Hansen presented research in the field of complex analysis last January at the Joint Mathematics Meetings conference in Baltimore.
“His brilliance is matched only by his modesty, as he will downplay the tremendous help he has been to our department (as a grader, and helping with our mathematics contest) and Westmont (as a choir member, and Emmaus Road participant),” says Russ Howell, professor of mathematics.
2017
Austin Zuidema
Austin Zuidema '17 has been chosen to receive the Computer Science Senior Award because of a track record of excellent work. For example, in work that he conducted with Professor Knecht, he collected database donations to political campaigns in an effort to tease apart the relationship between money and political outcomes at different regional levels. Perhaps inspired by some of the issues that this work raised, in his senior project he examined a classic theoretical problem called the prisoner's dilemma and formulated a research project in which several people playing this mathematical game would be placed in competition with one another.
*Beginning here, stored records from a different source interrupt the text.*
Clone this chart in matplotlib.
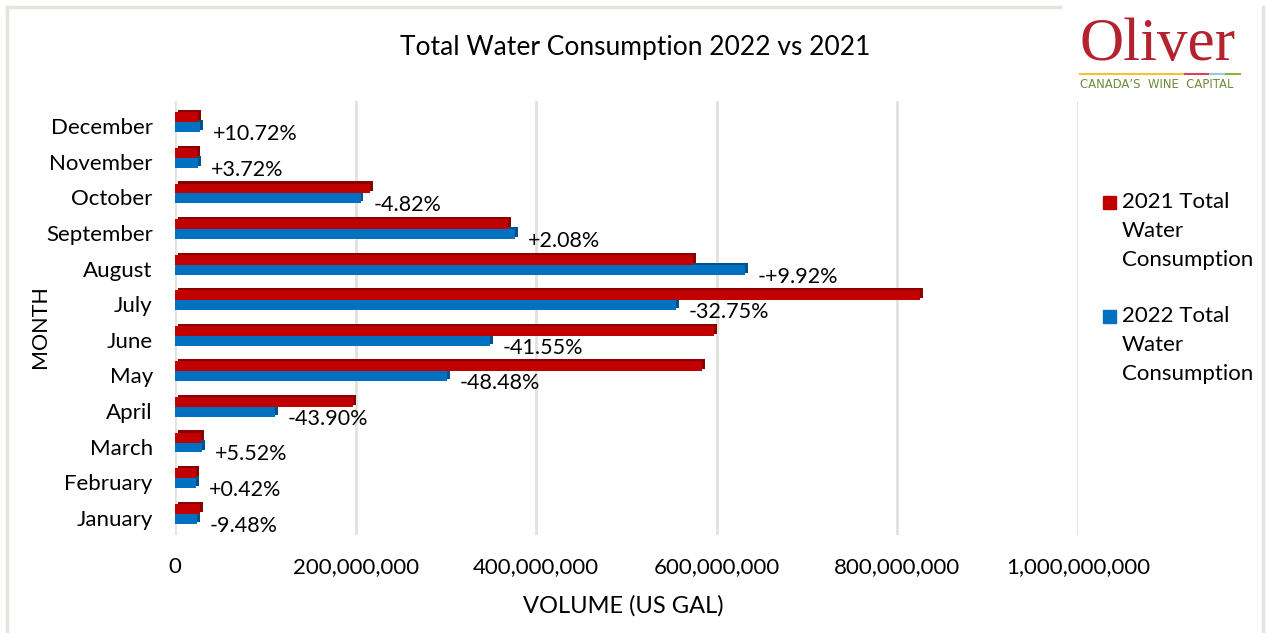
import numpy as np
import matplotlib
matplotlib.use('Agg')
import matplotlib.pyplot as plt
import matplotlib.patheffects as pe
from matplotlib.patches import Rectangle
from matplotlib.lines import Line2D
from matplotlib.ticker import FuncFormatter

plt.rcParams['font.family'] = ['Lato', 'DejaVu Sans']

months = ["January", "February", "March", "April", "May", "June",
          "July", "August", "September", "October", "November", "December"]
total_2021 = [27.5e6, 23.5e6, 28.8e6, 197e6, 584e6, 597e6,
              825e6, 574e6, 369e6, 216e6, 24.5e6, 25.5e6]
total_2022 = [24.9e6, 23.6e6, 30.4e6, 110.5e6, 301e6, 349e6,
              555e6, 631e6, 376.7e6, 205.6e6, 25.4e6, 28.2e6]
change_labels = ["-9.48%", "+0.42%", "+5.52%", "-43.90%", "-48.48%", "-41.55%",
                 "-32.75%", "-+9.92%", "+2.08%", "-4.82%", "+3.72%", "+10.72%"]
xticks = [0, 200e6, 400e6, 600e6, 800e6, 1000e6]

red = "#C00000"
red_dark = "#8a0000"
blue = "#0070C0"
blue_dark = "#00528c"
grid_col = "#e3e1db"
fs = 16

W, H = 1266, 633
fig = plt.figure(figsize=(W / 100, H / 100), dpi=100)
ax = fig.add_axes([175 / W, 1 - 535 / H, 903 / W, 434 / H])

y = np.arange(len(months))
h = 0.28

ax.barh(y - h / 2, total_2022, height=h, color=blue, zorder=3,
        path_effects=[pe.SimplePatchShadow(offset=(2, 1.5), shadow_rgbFace=blue_dark, alpha=1.0), pe.Normal()])
ax.barh(y + h / 2, total_2021, height=h, color=red, zorder=4,
        path_effects=[pe.SimplePatchShadow(offset=(2, 1.5), shadow_rgbFace=red_dark, alpha=1.0), pe.Normal()])

for i in range(len(months)):
    ax.annotate(change_labels[i], (total_2022[i], y[i] - h / 2), xytext=(9, -5),
                textcoords="offset points", ha="left", va="center", fontsize=15.5, zorder=5)

ax.set_xlim(0, 1e9)
ax.set_ylim(-0.6, len(months) - 0.4)
ax.set_xticks(xticks)
ax.xaxis.set_major_formatter(FuncFormatter(lambda v, p: "{:,.0f}".format(v)))
ax.set_yticks(y)
ax.set_yticklabels(months)
ax.tick_params(axis="x", length=0, pad=16, labelsize=fs)
ax.tick_params(axis="y", length=0, pad=16, labelsize=fs)
for lab in ax.get_yticklabels():
    lab.set_transform(lab.get_transform() + matplotlib.transforms.ScaledTranslation(0, -4 / 100, fig.dpi_scale_trans))
for s in ax.spines.values():
    s.set_visible(False)
ax.grid(axis="x", color=grid_col, linewidth=2, zorder=0)
ax.grid(axis="y", visible=False)

ax.set_xlabel("VOLUME (US GAL)", fontsize=17)
ax.xaxis.set_label_coords(0.496, -0.164)
ax.xaxis.label.set_va("center")
fig.text(40 / W, 1 - 327 / H, "MONTH", rotation=90, ha="center", va="center", fontsize=15.5)

fig.text(635 / W, 1 - 47 / H, "Total Water Consumption 2022 vs 2021", ha="center", va="center", fontsize=19)

# legend drawn by hand so the square sits on the first line
leg = [("2021 Total\nWater\nConsumption", red, 202), ("2022 Total\nWater\nConsumption", blue, 316)]
for text, col, ytop in leg:
    fig.patches.append(Rectangle((1103 / W, 1 - (ytop + 7) / H), 13 / W, 13 / H,
                                 transform=fig.transFigure, color=col))
    fig.text(1122 / W, 1 - (ytop - 10) / H, text, ha="left", va="top", fontsize=fs, linespacing=1.56)

# outer frame
bc = "#e6e3dc"
fig.lines.append(Line2D([7 / W, 7 / W], [0, 1 - 7 / H], transform=fig.transFigure, color=bc, lw=2.5))
fig.lines.append(Line2D([7 / W, 1060 / W], [1 - 7 / H, 1 - 7 / H], transform=fig.transFigure, color=bc, lw=2.5))
fig.lines.append(Line2D([1263 / W, 1263 / W], [0, 1 - 7 / H], transform=fig.transFigure, color=bc, lw=2.5))

# logo
fig.text(1157 / W, 1 - 45 / H, "Oliver", ha="center", va="center", fontsize=44,
         family="Liberation Serif", color="#b5222f")
seg = [(1080, 1185, "#f2c530"), (1185, 1210, "#d9435a"), (1210, 1226, "#8fd0e8"), (1226, 1240, "#8ab33f")]
for xa, xb, c in seg:
    fig.lines.append(Line2D([xa / W, xb / W], [1 - 74 / H, 1 - 74 / H], transform=fig.transFigure, color=c, lw=1.5))
fig.text(1157 / W, 1 - 85 / H, "CANADA\u2019S  WINE  CAPITAL", ha="center", va="center", fontsize=8.4,
         family="DejaVu Sans", color="#6e8a3a")

fig.savefig("out.png", dpi=100)
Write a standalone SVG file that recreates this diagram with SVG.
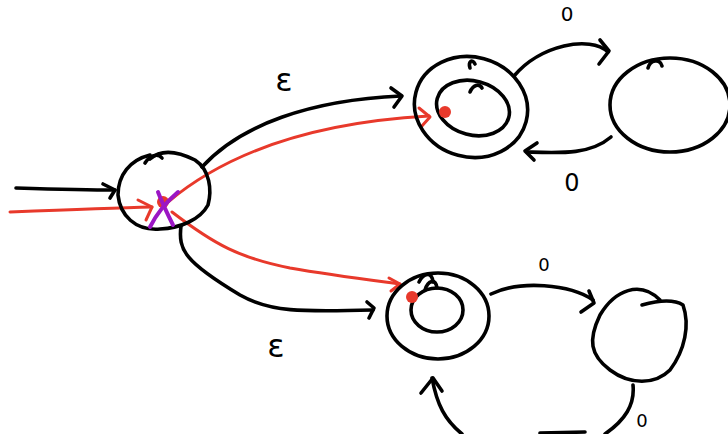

His question centered on trying to identify social and game mechanic structures in which cooperation could be encouraged despite the tendency for the game to result in breaches of trust.
2016
Dillon Montag
Dillon Montag '16, the Kim P. Kihlstrom Outstanding Graduate for 2016: In two short years, Dillon Montag has made a significant mark on our CS program. As a transfer double major in Mathematics and Computer Science, he arrived having already completed most of a mathematics major but not having started the CS curriculum. Dillon ripped through his CS classes, not only excelling in each but consistently raising the level of the entire class. He explains problems and solutions both clearly and concisely, and accurately discerns where confusion remains. These qualities will serve him extremely well if in the future he chooses to return to graduate school and academia. But first, Dillon will be serving a government agency with a three-letter name where we are confident he will be a sorely needed source of intellectual light and moral salt.
2015
Daniel Hakimian
In addition to excelling in his computer science classes and mastering every programming language he encounters, Daniel Hakimian '15 exemplifies the best qualities of a liberally educated Christian. He has obtained a perspective on learning and life that is complimentary to his computer science training by stretching himself in classes outside his comfort zone, serving his peers as a volunteer in the Westmont gardens, and wrestling with the philosophy of technology and how technologies are both helping and hindering us in God's work. Daniel has been a faithful and engaged participant in the life of the computer science program, regularly attending department dinners and helping his peers with grace.